Not everyone is aware of this, but it’s traditional to save the top layer of your wedding cake for your first anniversary. This tradition started back when it was also traditional for the top layer of your cake to be fruitcake. Yeah, fruitcake. Like the one your great-aunt sends you at Christmas and no one eats. While I don’t eat much fruitcake, I assume that one can spend a year in the freezer without it’s flavor or consistency changing much. But what about a marble cake with ganache filling and buttercream icing? How would that survive a year in the freezer?
There are sites with instructions on how to freeze the top layer of your cake. These instructions include tightly wrapping the cake in multiple layers of different wrapping materials. While these methods probably help preserve the cake a lot, I’m also sure the cake would be a little bit “off” by the time you try to eat it.At our wedding, we had cupcakes with a small cutting cake. As would be expected, we cut pieces out of the cutting cake to feed each other. Unfortunately, our venue was a bit too eager to clean everything up and they threw out all cupcakes that weren’t eaten within the first 10 minutes after they were put out. Many people who got up to dance and expected to eat their cupcake on their return to their table were greeted with an empty space. In fact, the only cake my husband and I got to eat all day was the tiny slivers we fed each other. While the venue threw out tons and tons and tons of our cupcakes, they at least saved our cutting cake (presumably so we could freeze it.) After all that wedding planning, I was really excited for the cake and I wanted to eat it now, not in a year. As soon as we got back from our honeymoon and picked up the leftover cake from my in-laws, we ate it. It was delicious even at a week old, but already starting to taste it’s age. I knew there was no way to successfully wrap it: with pieces missing, it had plenty of surface area to get hard, crusty, and freezer-burned. There was no saving it so we ate the whole thing over a few days. Plus our freezer space is at a premium, we just lacked the room.

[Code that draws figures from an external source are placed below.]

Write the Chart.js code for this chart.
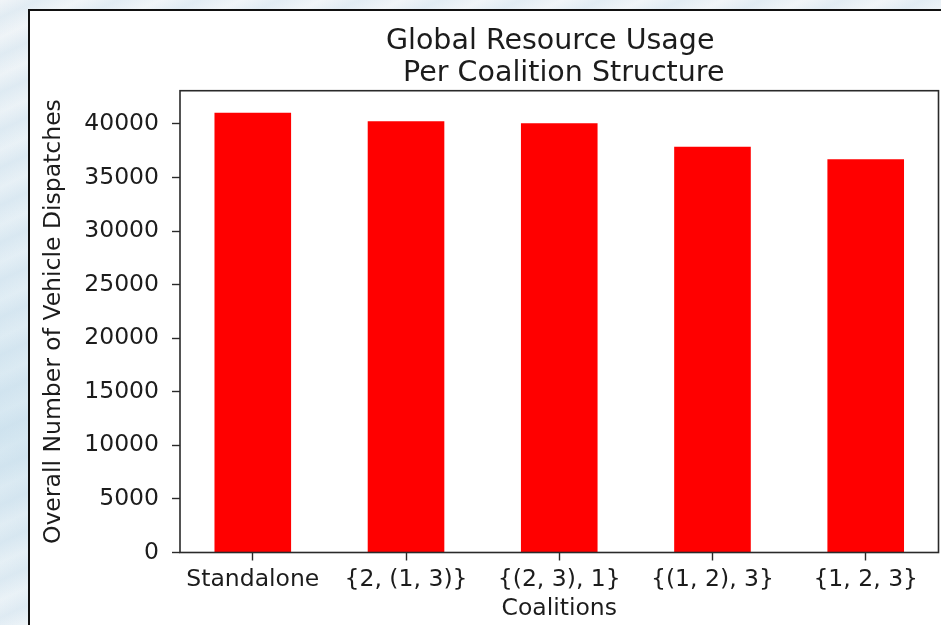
<!DOCTYPE html>
<html>
<head>
<meta charset="utf-8">
<script src="https://cdn.jsdelivr.net/npm/chart.js@4/dist/chart.umd.min.js"></script>
<style>
  html, body { margin: 0; padding: 0; }
  body {
    width: 941px; height: 625px; overflow: hidden; position: relative;
    background:
      repeating-linear-gradient(155deg, rgba(190,215,232,0.0) 0px, rgba(190,215,232,0.30) 16px, rgba(255,255,255,0.0) 34px),
      linear-gradient(180deg, #f1f5f8 0%, #e2eef5 45%, #d5e7f1 70%, #eef4f8 100%);
  }
  #fig {
    position: absolute; left: 28px; top: 9px; width: 960px; height: 700px;
    background: #ffffff; border-left: 2px solid #111; border-top: 2px solid #111;
  }
  #chart { position: absolute; left: 0; top: 0; }
</style>
</head>
<body>
<div id="fig"></div>
<canvas id="chart" width="941" height="625"></canvas>
<script>
// Coalition structures and the total number of vehicle dispatches for each
const categories = ['Standalone', '{2, (1, 3)}', '{(2, 3), 1}', '{(1, 2), 3}', '{1, 2, 3}'];
const dispatches = [41050, 40250, 40070, 37880, 36700];
const yTicks = [0, 5000, 10000, 15000, 20000, 25000, 30000, 35000, 40000];
const titleLines = ['Global Resource Usage  ', ' Per Coalition Structure'];
const xTitle = 'Coalitions';
const yTitle = 'Overall Number of Vehicle Dispatches';

const FONT = 'DejaVu Sans';
const INK = '#1c1c1c';
const barWidth = 0.5;
const xMargin = 0.05 * ((categories.length - 1) + barWidth);
const yMax = Math.max(...dispatches) * 1.05;

// Frame of the axes: all four spines
const spines = {
  id: 'spines',
  afterDraw(chart) {
    const { ctx, chartArea: a } = chart;
    ctx.save();
    ctx.strokeStyle = '#2a2a2a';
    ctx.lineWidth = 1.6;
    ctx.strokeRect(a.left, a.top, a.right - a.left, a.bottom - a.top);
    ctx.restore();
  }
};

new Chart(document.getElementById('chart'), {
  type: 'bar',
  data: {
    datasets: [{
      data: dispatches.map((v, i) => ({ x: i, y: v })),
      backgroundColor: '#ff0000',
      borderWidth: 0,
      categoryPercentage: 1,
      barPercentage: barWidth
    }]
  },
  options: {
    responsive: false,
    animation: false,
    layout: { padding: { left: 0, top: 0, right: 2.5, bottom: 0 } },
    plugins: {
      legend: { display: false },
      tooltip: { enabled: false },
      title: {
        display: true,
        text: titleLines,
        fullSize: false,
        color: INK,
        font: { family: FONT, size: 28.5, weight: 'normal', lineHeight: 1.123 },
        padding: { top: 25.5, bottom: 1.2 }
      }
    },
    scales: {
      x: {
        type: 'linear',
        offset: false,
        min: -0.25 - xMargin,
        max: (categories.length - 1) + 0.25 + xMargin,
        afterBuildTicks(scale) { scale.ticks = categories.map((_, i) => ({ value: i })); },
        afterFit(scale) { scale.height = 72.5; },
        ticks: {
          color: INK,
          font: { family: FONT, size: 23.5 },
          padding: 5,
          maxRotation: 0,
          autoSkip: false,
          callback: (v) => categories[v]
        },
        grid: {
          display: true, offset: false, drawOnChartArea: false, drawTicks: true,
          tickLength: 8, tickColor: '#2a2a2a', tickWidth: 1.4
        },
        border: { display: false },
        title: {
          display: true, text: xTitle, color: INK,
          font: { family: FONT, size: 23.5, lineHeight: 1.2 },
          padding: { top: 0, bottom: 2 }
        }
      },
      y: {
        min: 0,
        max: yMax,
        afterBuildTicks(scale) { scale.ticks = yTicks.map(v => ({ value: v })); },
        afterFit(scale) { scale.width = 180; },
        ticks: {
          color: INK,
          font: { family: FONT, size: 23.5 },
          padding: 13,
          callback: (v) => String(v)
        },
        grid: {
          display: true, drawOnChartArea: false, drawTicks: true,
          tickLength: 8, tickColor: '#2a2a2a', tickWidth: 1.4
        },
        border: { display: false },
        title: {
          display: true, text: yTitle, color: INK,
          font: { family: FONT, size: 23.5, lineHeight: 1.2 },
          padding: { top: 40, bottom: 0 }
        }
      }
    }
  },
  plugins: [spines]
});
</script>
</body>
</html>
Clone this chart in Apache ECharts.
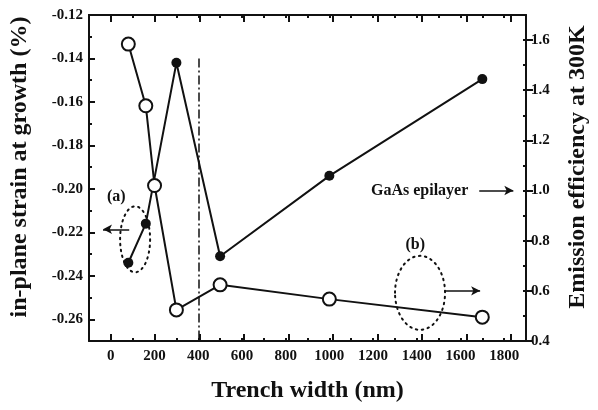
<!DOCTYPE html>
<html>
<head>
<meta charset="utf-8">
<script src="https://cdn.jsdelivr.net/npm/echarts@6/dist/echarts.min.js"></script>
<style>
  html, body { margin: 0; padding: 0; background: #fff; }
  #chart { width: 598px; height: 410px; }
</style>
</head>
<body>
<div id="chart"></div>
<script>
  // trench widths (nm)
  let widths = [80, 160, 200, 300, 500, 1000, 1700];
  let strainWidths = [80, 160, 300, 500, 1000, 1700];
  // in-plane strain (%), left axis, filled dots
  let strain = [-0.234, -0.216, -0.142, -0.231, -0.194, -0.1495];
  // emission efficiency at 300K, right axis, open dots
  let efficiency = [1.584, 1.338, 1.02, 0.524, 0.624, 0.567, 0.495];

  let xTicks = [0, 200, 400, 600, 800, 1000, 1200, 1400, 1600, 1800];
  let strainTicks = [-0.26, -0.24, -0.22, -0.20, -0.18, -0.16, -0.14, -0.12];
  let effTicks = [0.4, 0.6, 0.8, 1.0, 1.2, 1.4, 1.6];

  let serif = '"Liberation Serif", "DejaVu Serif", serif';
  let black = '#111';

  let chart = echarts.init(document.getElementById('chart'));

  let gridBox = { left: 88, right: 65, top: 15, bottom: 69 };
  let lineAxis = { show: true, onZero: false, lineStyle: { color: black, width: 2 } };
  let noLine = { show: false, onZero: false };
  let shortTick = { show: true, inside: true, length: 3, lineStyle: { color: black, width: 2 } };
  let longTick = (vals) => ({ show: true, inside: true, length: 7, customValues: vals, lineStyle: { color: black, width: 2 } });
  let labelFont = { fontFamily: serif, fontWeight: 'bold', fontSize: 15, color: black };
  let nameFont = { fontFamily: serif, fontWeight: 'bold', fontSize: 24, color: black };

  let xBase = { type: 'value', min: -100, max: 1900, interval: 100, splitLine: { show: false } };
  let yStrain = { type: 'value', min: -0.27, max: -0.12, interval: 0.01, splitLine: { show: false } };
  let yEff = { type: 'value', min: 0.4, max: 1.7, interval: 0.1, splitLine: { show: false } };

  // grid 1 sits exactly over grid 0 and only carries the long major ticks
  let majorX = (pos) => Object.assign({}, xBase, {
    gridIndex: 1, position: pos, axisLine: noLine, axisTick: longTick(xTicks), axisLabel: { show: false }
  });
  let majorY = (base, pos, vals) => Object.assign({}, base, {
    gridIndex: 1, position: pos, axisLine: noLine, axisTick: longTick(vals), axisLabel: { show: false }
  });

  let option = {
    animation: false,
    grid: [gridBox, gridBox],
    xAxis: [
      Object.assign({}, xBase, {
        gridIndex: 0,
        position: 'bottom',
        axisLine: lineAxis,
        axisTick: shortTick,
        axisLabel: Object.assign({ customValues: xTicks, margin: 8, formatter: (v) => String(v) }, labelFont),
        name: 'Trench width (nm)',
        nameLocation: 'middle',
        nameGap: 38,
        nameTextStyle: nameFont
      }),
      Object.assign({}, xBase, {
        gridIndex: 0,
        position: 'top',
        axisLine: lineAxis,
        axisTick: shortTick,
        axisLabel: { show: false }
      }),
      majorX('bottom'),
      majorX('top')
    ],
    yAxis: [
      Object.assign({}, yStrain, {
        gridIndex: 0,
        position: 'left',
        axisLine: lineAxis,
        axisTick: shortTick,
        axisLabel: Object.assign({
          customValues: strainTicks,
          margin: 6,
          formatter: (v) => v.toFixed(2)
        }, labelFont),
        name: 'in-plane strain at growth (%)',
        nameLocation: 'middle',
        nameRotate: 90,
        nameGap: 57,
        nameTextStyle: Object.assign({ padding: [0, 0, 0, 22] }, nameFont)
      }),
      Object.assign({}, yEff, {
        gridIndex: 0,
        position: 'right',
        axisLine: lineAxis,
        axisTick: shortTick,
        axisLabel: Object.assign({
          customValues: effTicks,
          margin: 5,
          formatter: (v) => v.toFixed(1)
        }, labelFont),
        name: 'Emission efficiency at 300K',
        nameLocation: 'middle',
        nameRotate: 90,
        nameGap: 40,
        nameTextStyle: Object.assign({ padding: [0, 0, 0, 22] }, nameFont)
      }),
      majorY(yStrain, 'left', strainTicks),
      majorY(yEff, 'right', effTicks)
    ],
    series: [
      {
        name: 'strain',
        type: 'line',
        xAxisIndex: 0,
        yAxisIndex: 0,
        data: strainWidths.map((w, i) => [w, strain[i]]),
        symbol: 'circle',
        symbolSize: 10,
        lineStyle: { color: black, width: 2 },
        itemStyle: { color: black, borderColor: black, borderWidth: 0 },
        z: 3,
        markLine: {
          silent: true,
          symbol: ['none', 'arrow'],
          symbolSize: [7, 9],
          label: { show: false },
          data: [
            // dash-dot marker at 400 nm
            [
              { coord: [400, -0.14], symbol: 'none', lineStyle: { type: [9, 3, 2, 3], width: 1.5, color: black } },
              { coord: [400, -0.27], symbol: 'none' }
            ],
            // (a) arrow pointing to the left axis
            [
              { coord: [84, -0.2186], lineStyle: { type: 'solid', width: 1.5, color: black } },
              { coord: [-36, -0.2186] }
            ]
          ]
        }
      },
      {
        name: 'efficiency',
        type: 'line',
        xAxisIndex: 0,
        yAxisIndex: 1,
        data: widths.map((w, i) => [w, efficiency[i]]),
        symbol: 'circle',
        symbolSize: 13,
        lineStyle: { color: black, width: 2 },
        itemStyle: { color: '#fff', borderColor: black, borderWidth: 2 },
        z: 4,
        markLine: {
          silent: true,
          symbol: ['none', 'arrow'],
          symbolSize: [7, 9],
          label: { show: false },
          lineStyle: { type: 'solid', width: 1.5, color: black },
          data: [
            [{ coord: [1528, 0.6] }, { coord: [1690, 0.6] }],
            [{ coord: [1686, 1.0] }, { coord: [1842, 1.0] }]
          ]
        }
      }
    ]
  };

  chart.setOption(option);

  // annotation labels and dotted ellipses, placed in data space
  let toPx = (yIdx, pt) => chart.convertToPixel({ xAxisIndex: 0, yAxisIndex: yIdx }, pt);
  let annFont = { fontFamily: serif, fontWeight: 'bold', fontSize: 16, fill: black };

  let pa = toPx(0, [25, -0.2038]);
  let pb = toPx(1, [1393, 0.783]);
  let pg = toPx(1, [1636, 1.0]);
  let ea = toPx(0, [111, -0.2232]);
  let eb = toPx(1, [1415, 0.592]);

  let dotted = { fill: 'none', stroke: black, lineWidth: 2, lineDash: [1.5, 4.5], lineCap: 'round' };

  chart.setOption({
    graphic: [
      { type: 'text', x: pa[0], y: pa[1], style: Object.assign({ text: '(a)', align: 'center', verticalAlign: 'middle' }, annFont) },
      { type: 'text', x: pb[0], y: pb[1], style: Object.assign({ text: '(b)', align: 'center', verticalAlign: 'middle' }, annFont) },
      { type: 'text', x: pg[0], y: pg[1], style: Object.assign({ text: 'GaAs epilayer', align: 'right', verticalAlign: 'middle' }, annFont) },
      { type: 'ellipse', shape: { cx: ea[0], cy: ea[1], rx: 15, ry: 33 }, style: dotted, z: 10 },
      { type: 'ellipse', shape: { cx: eb[0], cy: eb[1], rx: 25, ry: 37 }, style: dotted, z: 10 }
    ]
  });
</script>
</body>
</html>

Fear not, if you’re not saving your top tier for a whole year, there are ways that you can still partake in this tradition. Friends of ours ate their top layer on their six-month anniversary so that it didn’t have as long a time to deteriorate in the freezer. If you’re doing cupcakes for your cake, maybe save a couple in the freezer in case not every one is perfectly preserved. My plan is to go back to the same bakery that made our cake, order the same type of cake (though in the smallest size possible since there’s just two of us) and eat that on our first anniversary. We get the memories of our wedding and a fresh cake, it’s a win-win.
I’m curious, has anyone successfully frozen, defrosted, and eaten their wedding cake? What are you planning on doing? Remember, you deserve good cake, so make sure that you do something that will have delicious results.